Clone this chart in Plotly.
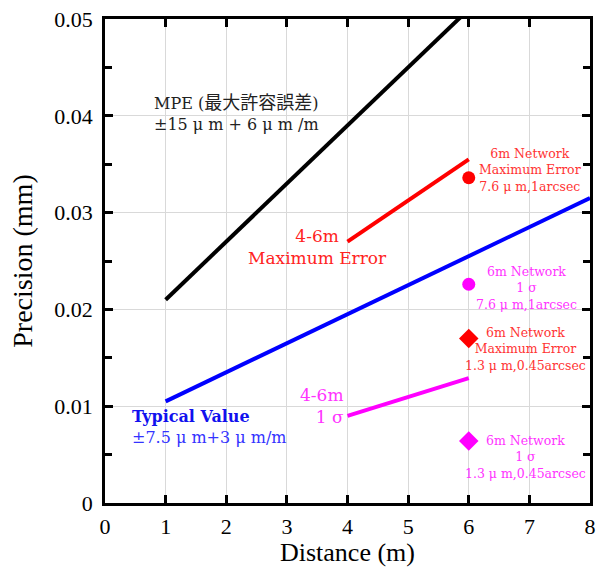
import plotly.graph_objects as go

# Data
mpe_x = [1, 8]
mpe_y = [0.021, 0.063]          # ±15µm + 6µm/m
typ_x = [1, 8]
typ_y = [0.0105, 0.0315]        # ±7.5µm + 3µm/m
maxerr_x = [4, 6]
maxerr_y = [0.027, 0.0355]
sigma_x = [4, 6]
sigma_y = [0.009, 0.0129]
net_circ_x = [6, 6]
net_circ_y = [0.0336, 0.0226]
net_circ_colors = ["#ff0000", "#ff00ff"]
net_diam_x = [6, 6]
net_diam_y = [0.0170, 0.0064]
net_diam_colors = ["#ff0000", "#ff00ff"]
x_ticks = [0, 1, 2, 3, 4, 5, 6, 7, 8]
y_ticks = [0, 0.01, 0.02, 0.03, 0.04, 0.05]
y_tick_labels = ["0", "0.01", "0.02", "0.03", "0.04", "0.05"]
y_minor = [0.005, 0.015, 0.025, 0.035, 0.045]

SERIF = "Liberation Serif, Noto Sans CJK JP, serif"
ASERIF = "DejaVu Serif, Noto Sans CJK JP, serif"

fig = go.Figure()
fig.add_trace(go.Scatter(x=mpe_x, y=mpe_y, mode="lines", line=dict(color="black", width=4)))
fig.add_trace(go.Scatter(x=typ_x, y=typ_y, mode="lines", line=dict(color="#0000ff", width=4)))
fig.add_trace(go.Scatter(x=maxerr_x, y=maxerr_y, mode="lines", line=dict(color="#ff0000", width=4)))
fig.add_trace(go.Scatter(x=sigma_x, y=sigma_y, mode="lines", line=dict(color="#ff00ff", width=4)))
fig.add_trace(go.Scatter(x=net_circ_x, y=net_circ_y, mode="markers",
                         marker=dict(symbol="circle", size=13, color=net_circ_colors)))
fig.add_trace(go.Scatter(x=net_diam_x, y=net_diam_y, mode="markers",
                         marker=dict(symbol="diamond", size=15, color=net_diam_colors)))

def ann(x, y, text, color, size, align="center", xanchor="center", family=ASERIF):
    fig.add_annotation(x=x, y=y, xref="x", yref="y", text=text, showarrow=False,
                       font=dict(family=family, size=size, color=color),
                       align=align, xanchor=xanchor, yanchor="middle")

ann(0.776, 0.0403,
    "MPE (<span style='font-size:18px'>最大許容誤差</span>)<br>±15 μ m + 6 μ m /m",
    "#222222", 16, align="left", xanchor="left")
ann(7.01, 0.03445, "6m Network<br>Maximum Error<br>7.6 μ m,1arcsec", "#ff3333", 12.5)
ann(3.50, 0.02645, "4-6m<br>Maximum Error", "#ff2222", 17)
ann(6.96, 0.02226, "6m Network<br>1 σ<br>7.6 μ m,1arcsec", "#ff33ff", 12.5)
ann(6.93, 0.0159, "6m Network<br>Maximum Error<br>1.3 μ m,0.45arcsec", "#ff3333", 12.5)
ann(3.97, 0.0100, "4-6m<br>1 σ", "#ff33ff", 17, align="right", xanchor="right")
ann(0.41, 0.0079, "<b>Typical Value</b><br><span style='color:#3333ff'>±7.5 μ m+3 μ m/m</span>",
    "#1111ee", 16, align="left", xanchor="left")
ann(6.93, 0.00475, "6m Network<br>1 σ<br>1.3 μ m,0.45arcsec", "#ff33ff", 12.5)

axis_common = dict(showline=True, linecolor="black", linewidth=2.5, mirror="ticks",
                   ticks="inside", ticklen=8, tickwidth=2.5, tickcolor="black",
                   showgrid=True, gridcolor="#d9d9d9", gridwidth=1, zeroline=False,
                   automargin=False,
                   tickfont=dict(family=SERIF, size=22, color="black"))

fig.update_xaxes(range=[0, 8], tickvals=x_ticks, ticklabelstandoff=2,
                 title=dict(text="Distance (m)", standoff=4,
                            font=dict(family=SERIF, size=26, color="black")), **axis_common)
fig.update_yaxes(range=[0, 0.05], tickvals=y_ticks, ticktext=y_tick_labels, ticklabelstandoff=5,
                 minor=dict(tickvals=y_minor, ticks="inside",
                            ticklen=7, tickwidth=2.5, tickcolor="black", showgrid=False),
                 title=dict(text="Precision (mm)", standoff=14,
                            font=dict(family=SERIF, size=28, color="black")), **axis_common)

fig.update_layout(width=597, height=567, margin=dict(l=105, r=7, t=19, b=64),
                  showlegend=False, plot_bgcolor="white", paper_bgcolor="white")

fig.write_html("out.html")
- - -
Give again, word for word, every line from the top of the data above to the line holding "import plotly.graph_objects as go", inclusive, with the pictures left out.

● **RESPONSE**
Clone this chart in Plotly.
import plotly.graph_objects as go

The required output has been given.